All of the lines below are to be transcribed faithfully, with pictures excluded from the copy.
------------------------------------------------------------------------
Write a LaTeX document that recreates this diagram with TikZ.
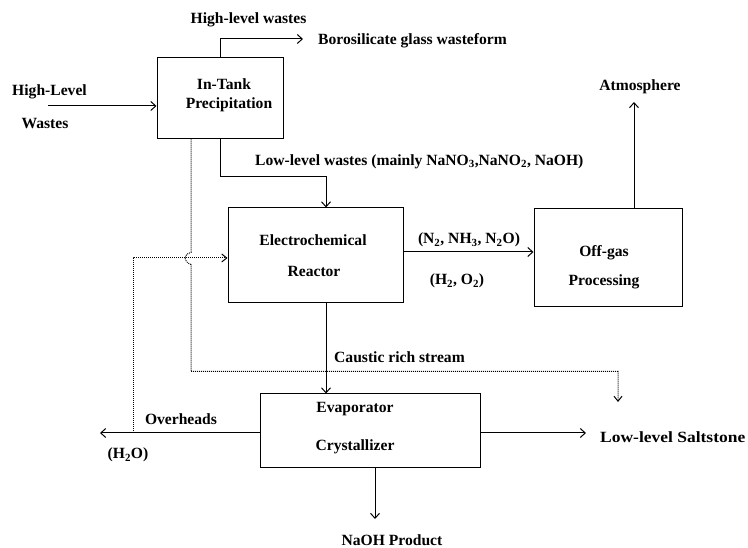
\documentclass[tikz,border=0pt]{standalone}
\usepackage{fontspec}
\setmainfont{Liberation Serif}
\usetikzlibrary{arrows.meta,calc}
\begin{document}
\begin{tikzpicture}[x=1pt,y=-1pt,
  box/.style={draw,line width=1pt,inner sep=0pt,minimum width=#1},
  lbl/.style={inner sep=0pt,font=\fontsize{15.6}{18}\selectfont\bfseries},
  flow/.style={line width=1pt,-{Straight Barb[length=5pt,width=9pt,line width=1pt]}},
  dotflow/.style={line width=1pt,dash pattern=on 1pt off 1pt,-{Straight Barb[length=5pt,width=8pt,line width=1pt]}}]
\useasboundingbox (0,0) rectangle (748,548);
\fill[white] (0,0) rectangle (748,548);

% boxes
\node[box=126pt,minimum height=81pt] (tank) at (220,98.5) {};
\node[box=175pt,minimum height=95pt] (reactor) at (315.5,255.5) {};
\node[box=148pt,minimum height=98pt] (offgas) at (608,258) {};
\node[box=220pt,minimum height=73pt] (evap) at (370,430.5) {};

% box texts
\node[lbl] (tankA) at (224,84) {In-Tank};
\node[lbl] (tankB) at (229,105) {Precipitation};
\node[lbl] (reacA) at (313,240) {Electrochemical};
\node[lbl] (reacB) at (314,271) {Reactor};
\node[lbl] (offA) at (604,253) {Off-gas};
\node[lbl] (offB) at (604,282) {Processing};
\node[lbl] (evapA) at (355,409) {Evaporator};
\node[lbl] (evapB) at (355,447) {Crystallizer};

% free labels
\node[lbl] (hlwA) at (49.5,92) {High-Level};
\node[lbl] (hlwB) at (45,124) {Wastes};
\node[lbl] (hlwtop) at (248.5,20) {High-level wastes};
\node[lbl,anchor=west] (boro) at (318,41) {Borosilicate glass wasteform};
\node[lbl,anchor=west] (llw) at (255,162) {Low-level wastes (mainly NaNO\textsubscript{3},NaNO\textsubscript{2}, NaOH)};
\node[lbl] (atmos) at (640,87) {Atmosphere};
\node[lbl] (gasA) at (469,240) {(N\textsubscript{2}, NH\textsubscript{3}, N\textsubscript{2}O)};
\node[lbl] (gasB) at (457,281) {(H\textsubscript{2}, O\textsubscript{2})};
\node[lbl,anchor=west] (caustic) at (334,357) {Caustic rich stream};
\node[lbl] (overh) at (181,419) {Overheads};
\node[lbl] (water) at (128,455) {(H\textsubscript{2}O)};
\node[lbl,anchor=west] (salt) at (600,437) {\scalebox{1.12}[1]{Low-level Saltstone}};
\node[lbl] (naoh) at (392,540) {NaOH Product};

% free ends
\coordinate (inW) at (48,106);
\coordinate (boroEnd) at (303,39);
\coordinate (llBend) at (326,177);
\coordinate (atmEnd) at (634,102);
\coordinate (ovhEnd) at (100,433);
\coordinate (saltEnd) at (586,433);
\coordinate (naohEnd) at (375,519);
\coordinate (dotEnd) at (618,402);
\coordinate (recyc) at (133,433);

% solid flows
\draw[flow] (inW) -- (inW -| tank.west);
\draw[flow] (tank.north) |- (boroEnd);
\draw[flow] (tank.south) |- (llBend) -- (llBend |- reactor.north);
\draw[flow] ([yshift=3.5pt]reactor.east) -- ([yshift=3.5pt]reactor.east -| offgas.west);
\draw[flow] (atmEnd |- offgas.north) -- (atmEnd);
\draw[flow] (llBend |- reactor.south) -- (llBend |- evap.north);
\draw[flow] (evap.west |- ovhEnd) -- (ovhEnd);
\draw[flow] (evap.east |- saltEnd) -- (saltEnd);
\draw[flow] (naohEnd |- evap.south) -- (naohEnd);

% dotted flows
\draw[dotflow] ([xshift=-29pt]tank.south) -- ++(0,113)
  .. controls ++(-8,2) and ++(-8,-3) .. ++(0,12)
  -- ++(0,107) -| (dotEnd);
\draw[dotflow] (recyc) -- ++(0,-175) -- (reactor.west |- 0,258);
\end{tikzpicture}
\end{document}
------------------------------------------------------------------------
▶ _Solution for this exercise_
Write a LaTeX document that recreates this diagram with TikZ.
\documentclass[tikz,border=0pt]{standalone}
\usepackage{fontspec}
\setmainfont{Liberation Serif}
\usetikzlibrary{arrows.meta,calc}
\begin{document}
\begin{tikzpicture}[x=1pt,y=-1pt,
  box/.style={draw,line width=1pt,inner sep=0pt,minimum width=#1},
  lbl/.style={inner sep=0pt,font=\fontsize{15.6}{18}\selectfont\bfseries},
  flow/.style={line width=1pt,-{Straight Barb[length=5pt,width=9pt,line width=1pt]}},
  dotflow/.style={line width=1pt,dash pattern=on 1pt off 1pt,-{Straight Barb[length=5pt,width=8pt,line width=1pt]}}]
\useasboundingbox (0,0) rectangle (748,548);
\fill[white] (0,0) rectangle (748,548);

% boxes
\node[box=126pt,minimum height=81pt] (tank) at (220,98.5) {};
\node[box=175pt,minimum height=95pt] (reactor) at (315.5,255.5) {};
\node[box=148pt,minimum height=98pt] (offgas) at (608,258) {};
\node[box=220pt,minimum height=73pt] (evap) at (370,430.5) {};

% box texts
\node[lbl] (tankA) at (224,84) {In-Tank};
\node[lbl] (tankB) at (229,105) {Precipitation};
\node[lbl] (reacA) at (313,240) {Electrochemical};
\node[lbl] (reacB) at (314,271) {Reactor};
\node[lbl] (offA) at (604,253) {Off-gas};
\node[lbl] (offB) at (604,282) {Processing};
\node[lbl] (evapA) at (355,409) {Evaporator};
\node[lbl] (evapB) at (355,447) {Crystallizer};

% free labels
\node[lbl] (hlwA) at (49.5,92) {High-Level};
\node[lbl] (hlwB) at (45,124) {Wastes};
\node[lbl] (hlwtop) at (248.5,20) {High-level wastes};
\node[lbl,anchor=west] (boro) at (318,41) {Borosilicate glass wasteform};
\node[lbl,anchor=west] (llw) at (255,162) {Low-level wastes (mainly NaNO\textsubscript{3},NaNO\textsubscript{2}, NaOH)};
\node[lbl] (atmos) at (640,87) {Atmosphere};
\node[lbl] (gasA) at (469,240) {(N\textsubscript{2}, NH\textsubscript{3}, N\textsubscript{2}O)};
\node[lbl] (gasB) at (457,281) {(H\textsubscript{2}, O\textsubscript{2})};
\node[lbl,anchor=west] (caustic) at (334,357) {Caustic rich stream};
\node[lbl] (overh) at (181,419) {Overheads};
\node[lbl] (water) at (128,455) {(H\textsubscript{2}O)};
\node[lbl,anchor=west] (salt) at (600,437) {\scalebox{1.12}[1]{Low-level Saltstone}};
\node[lbl] (naoh) at (392,540) {NaOH Product};

% free ends
\coordinate (inW) at (48,106);
\coordinate (boroEnd) at (303,39);
\coordinate (llBend) at (326,177);
\coordinate (atmEnd) at (634,102);
\coordinate (ovhEnd) at (100,433);
\coordinate (saltEnd) at (586,433);
\coordinate (naohEnd) at (375,519);
\coordinate (dotEnd) at (618,402);
\coordinate (recyc) at (133,433);

% solid flows
\draw[flow] (inW) -- (inW -| tank.west);
\draw[flow] (tank.north) |- (boroEnd);
\draw[flow] (tank.south) |- (llBend) -- (llBend |- reactor.north);
\draw[flow] ([yshift=3.5pt]reactor.east) -- ([yshift=3.5pt]reactor.east -| offgas.west);
\draw[flow] (atmEnd |- offgas.north) -- (atmEnd);
\draw[flow] (llBend |- reactor.south) -- (llBend |- evap.north);
\draw[flow] (evap.west |- ovhEnd) -- (ovhEnd);
\draw[flow] (evap.east |- saltEnd) -- (saltEnd);
\draw[flow] (naohEnd |- evap.south) -- (naohEnd);

% dotted flows
\draw[dotflow] ([xshift=-29pt]tank.south) -- ++(0,113)
  .. controls ++(-8,2) and ++(-8,-3) .. ++(0,12)
  -- ++(0,107) -| (dotEnd);
\draw[dotflow] (recyc) -- ++(0,-175) -- (reactor.west |- 0,258);
\end{tikzpicture}
\end{document}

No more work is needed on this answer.